THE BLOG

Stopping The Customer From 'Checking Out', While Building Long-Term Customer Engagement

23/11/2016 14:41

The omni-channel and seamless shopping experience is the Holy Grail many retailers continue to seek to achieve. Companies are told that the customer expects the same level of brand engagement whether in-store, on a phone, a computer, tablet or mobile and by delivering this, the customer will remain a loyal shopper, spend more, returning again and again.

However, there is no one size fits all and every retailer must understand that just as customers come in all shapes and sizes, so do shopping habits and experiences. Some customers like to buy several variations or sizes of one particular item, returning at a later date to take back unwanted goods. Others prefer to do their research online before going in-store to complete a transaction, whereas there are some who like to physically inspect a product before buying online for convenience of delivery.

What is universal, however, is today's shoppers' increasing impatience with the check-out process. We have all seen customers leave a purchase behind if there is a long queue or delay in being able to complete the transaction. The same applies to online shopping. How many times have we left a purchase because we could not remember our username or password to get into our online shopping accounts? Realising consumers' increasing desire for making a purchase as quickly and very straight forward as possible, the term 'sub-second' response time is now a standard performance requirement expected of e-commerce solutions and many retailers globally have been investing in their website infrastructure to improve its speed and performance, especially the run-up to Cyber Monday, the Christmas period and the January sales.

To further improve and speed-up the check-out experience in store, mobile and contactless payments are increasingly being used - PayPal, for example, is even working with select retailers and market traders to allow its customers to use an RFID enabled wristband or PayPal card to pay at the till. As a new study from Barclays has revealed that 64 per cent of people in the UK still prefer to shop in physical stores, incorporating new digital technologies in-store to meet consumer demands is becoming ever more crucial.

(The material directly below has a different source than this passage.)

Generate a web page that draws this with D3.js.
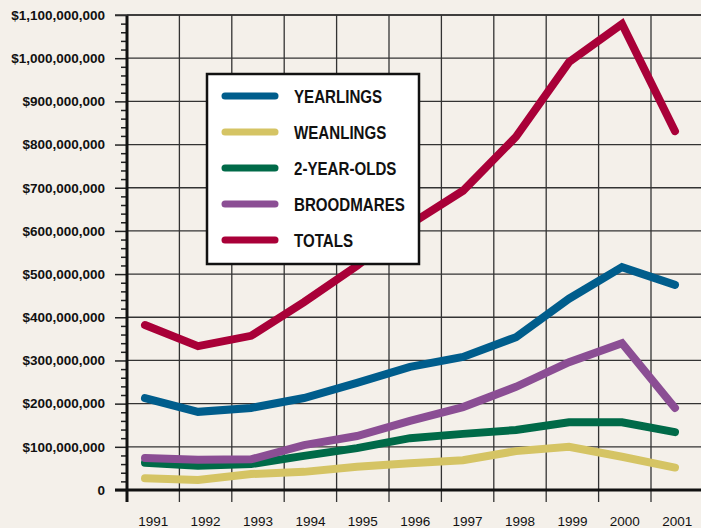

While there is no doubt that retailers need to optimise their continued physical presence, they must still continue to invest in and build on more recent channels of engagement, including their mobile offering. As Google begins mobile first indexing, which means it will place increasing importance on the mobile version of any website, looking at its ranking signals first, investment in mobile sites will continue to be a top priority. However, it's not the only online presence that retailers need to consider. Retailers must look at all online interactions and build a picture of each individual customer from the wealth of personal data generated from product reviews, enquiries, actual sales transactions and social media engagements. Shoppers are increasingly willing to give additional information to retailers to help them curate offers in a more efficient and personalised way, provided the consumer gets something in return and the brand is transparent about how they use this data.

However, there is still a huge amount of variety depending on the retail sector, the individual customer, what part of the retail or brand engagement journey they are at - whether they are a prospect, a long-standing loyal customer or somewhere in between - and which region or country we are talking about. Some retailers already recognise these differences and have incorporated this diversity into the online experience.

And it is not just the online experience that retailers need to adapt depending on geography, but in-store too. The US retail and indeed service industry is renowned for its friendly, direct and sales-focused nature, with staff in a shop often offering you help or trying to up-sell as soon as the customer has stepped inside the building. Other cultures - for example, the UK or Germany - might find this too direct and even off-putting as a retail experience.

Ultimately, the most successful retailers are using a mixture of customer and territory data - in a transparent manner - to determine the extent of customer engagement. The winners understand there is fine balance to tread between engagement leading to transaction and loyalty versus customer fatigue and sales abandonment. It is a complex picture, but with an understanding of order, product, inventory, pricing and the customer, underpinned by an omni-channel infrastructure and experience, there is also a huge opportunity for retailers.